[START OF DATA BLOCK]

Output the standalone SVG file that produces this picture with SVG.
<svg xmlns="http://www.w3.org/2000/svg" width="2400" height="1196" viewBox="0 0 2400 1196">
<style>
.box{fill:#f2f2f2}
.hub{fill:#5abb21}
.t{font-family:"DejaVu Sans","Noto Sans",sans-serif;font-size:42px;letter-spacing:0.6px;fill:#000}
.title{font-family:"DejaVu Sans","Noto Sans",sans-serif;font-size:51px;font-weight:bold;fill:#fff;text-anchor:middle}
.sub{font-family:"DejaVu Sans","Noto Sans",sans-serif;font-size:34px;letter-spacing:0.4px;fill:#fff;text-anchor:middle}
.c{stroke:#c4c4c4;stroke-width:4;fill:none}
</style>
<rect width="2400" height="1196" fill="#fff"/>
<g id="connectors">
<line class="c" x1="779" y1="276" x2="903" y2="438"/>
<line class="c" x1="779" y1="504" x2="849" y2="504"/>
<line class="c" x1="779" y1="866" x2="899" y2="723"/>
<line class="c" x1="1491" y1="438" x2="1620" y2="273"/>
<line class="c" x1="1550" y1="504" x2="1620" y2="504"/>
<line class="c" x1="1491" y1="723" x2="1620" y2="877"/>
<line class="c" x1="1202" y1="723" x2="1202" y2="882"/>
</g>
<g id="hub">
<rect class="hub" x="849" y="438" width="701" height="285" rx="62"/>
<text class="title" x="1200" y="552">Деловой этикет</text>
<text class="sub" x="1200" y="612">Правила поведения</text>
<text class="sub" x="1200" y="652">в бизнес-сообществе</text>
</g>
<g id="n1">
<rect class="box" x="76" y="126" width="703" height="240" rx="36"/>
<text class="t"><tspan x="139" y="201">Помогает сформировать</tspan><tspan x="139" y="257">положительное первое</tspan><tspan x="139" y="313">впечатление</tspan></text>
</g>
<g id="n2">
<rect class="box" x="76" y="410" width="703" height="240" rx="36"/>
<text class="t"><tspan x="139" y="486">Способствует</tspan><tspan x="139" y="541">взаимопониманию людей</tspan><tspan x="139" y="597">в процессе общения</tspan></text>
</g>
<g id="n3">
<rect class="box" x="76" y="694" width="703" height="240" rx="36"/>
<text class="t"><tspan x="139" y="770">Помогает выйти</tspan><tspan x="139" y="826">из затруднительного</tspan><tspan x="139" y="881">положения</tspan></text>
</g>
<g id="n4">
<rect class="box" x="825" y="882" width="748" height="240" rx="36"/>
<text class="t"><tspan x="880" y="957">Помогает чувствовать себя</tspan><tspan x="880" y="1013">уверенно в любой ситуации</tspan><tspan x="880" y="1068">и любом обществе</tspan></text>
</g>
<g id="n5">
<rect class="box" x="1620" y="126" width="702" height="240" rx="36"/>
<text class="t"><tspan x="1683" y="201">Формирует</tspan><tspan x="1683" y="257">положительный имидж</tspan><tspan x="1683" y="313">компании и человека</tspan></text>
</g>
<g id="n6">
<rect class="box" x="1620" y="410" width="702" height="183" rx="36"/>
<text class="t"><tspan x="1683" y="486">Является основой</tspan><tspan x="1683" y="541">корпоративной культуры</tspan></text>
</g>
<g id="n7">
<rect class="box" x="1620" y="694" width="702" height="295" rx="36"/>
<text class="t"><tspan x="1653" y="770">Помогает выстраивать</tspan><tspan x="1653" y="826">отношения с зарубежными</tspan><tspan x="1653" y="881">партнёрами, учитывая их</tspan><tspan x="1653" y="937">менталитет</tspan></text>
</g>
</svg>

[END OF DATA BLOCK]

EXERCISE DETAILS:
Copy the material above, line for line.

SOLUTION BELOW:
Output the standalone SVG file that produces this picture with SVG.
<svg xmlns="http://www.w3.org/2000/svg" width="2400" height="1196" viewBox="0 0 2400 1196">
<style>
.box{fill:#f2f2f2}
.hub{fill:#5abb21}
.t{font-family:"DejaVu Sans","Noto Sans",sans-serif;font-size:42px;letter-spacing:0.6px;fill:#000}
.title{font-family:"DejaVu Sans","Noto Sans",sans-serif;font-size:51px;font-weight:bold;fill:#fff;text-anchor:middle}
.sub{font-family:"DejaVu Sans","Noto Sans",sans-serif;font-size:34px;letter-spacing:0.4px;fill:#fff;text-anchor:middle}
.c{stroke:#c4c4c4;stroke-width:4;fill:none}
</style>
<rect width="2400" height="1196" fill="#fff"/>
<g id="connectors">
<line class="c" x1="779" y1="276" x2="903" y2="438"/>
<line class="c" x1="779" y1="504" x2="849" y2="504"/>
<line class="c" x1="779" y1="866" x2="899" y2="723"/>
<line class="c" x1="1491" y1="438" x2="1620" y2="273"/>
<line class="c" x1="1550" y1="504" x2="1620" y2="504"/>
<line class="c" x1="1491" y1="723" x2="1620" y2="877"/>
<line class="c" x1="1202" y1="723" x2="1202" y2="882"/>
</g>
<g id="hub">
<rect class="hub" x="849" y="438" width="701" height="285" rx="62"/>
<text class="title" x="1200" y="552">Деловой этикет</text>
<text class="sub" x="1200" y="612">Правила поведения</text>
<text class="sub" x="1200" y="652">в бизнес-сообществе</text>
</g>
<g id="n1">
<rect class="box" x="76" y="126" width="703" height="240" rx="36"/>
<text class="t"><tspan x="139" y="201">Помогает сформировать</tspan><tspan x="139" y="257">положительное первое</tspan><tspan x="139" y="313">впечатление</tspan></text>
</g>
<g id="n2">
<rect class="box" x="76" y="410" width="703" height="240" rx="36"/>
<text class="t"><tspan x="139" y="486">Способствует</tspan><tspan x="139" y="541">взаимопониманию людей</tspan><tspan x="139" y="597">в процессе общения</tspan></text>
</g>
<g id="n3">
<rect class="box" x="76" y="694" width="703" height="240" rx="36"/>
<text class="t"><tspan x="139" y="770">Помогает выйти</tspan><tspan x="139" y="826">из затруднительного</tspan><tspan x="139" y="881">положения</tspan></text>
</g>
<g id="n4">
<rect class="box" x="825" y="882" width="748" height="240" rx="36"/>
<text class="t"><tspan x="880" y="957">Помогает чувствовать себя</tspan><tspan x="880" y="1013">уверенно в любой ситуации</tspan><tspan x="880" y="1068">и любом обществе</tspan></text>
</g>
<g id="n5">
<rect class="box" x="1620" y="126" width="702" height="240" rx="36"/>
<text class="t"><tspan x="1683" y="201">Формирует</tspan><tspan x="1683" y="257">положительный имидж</tspan><tspan x="1683" y="313">компании и человека</tspan></text>
</g>
<g id="n6">
<rect class="box" x="1620" y="410" width="702" height="183" rx="36"/>
<text class="t"><tspan x="1683" y="486">Является основой</tspan><tspan x="1683" y="541">корпоративной культуры</tspan></text>
</g>
<g id="n7">
<rect class="box" x="1620" y="694" width="702" height="295" rx="36"/>
<text class="t"><tspan x="1653" y="770">Помогает выстраивать</tspan><tspan x="1653" y="826">отношения с зарубежными</tspan><tspan x="1653" y="881">партнёрами, учитывая их</tspan><tspan x="1653" y="937">менталитет</tspan></text>
</g>
</svg>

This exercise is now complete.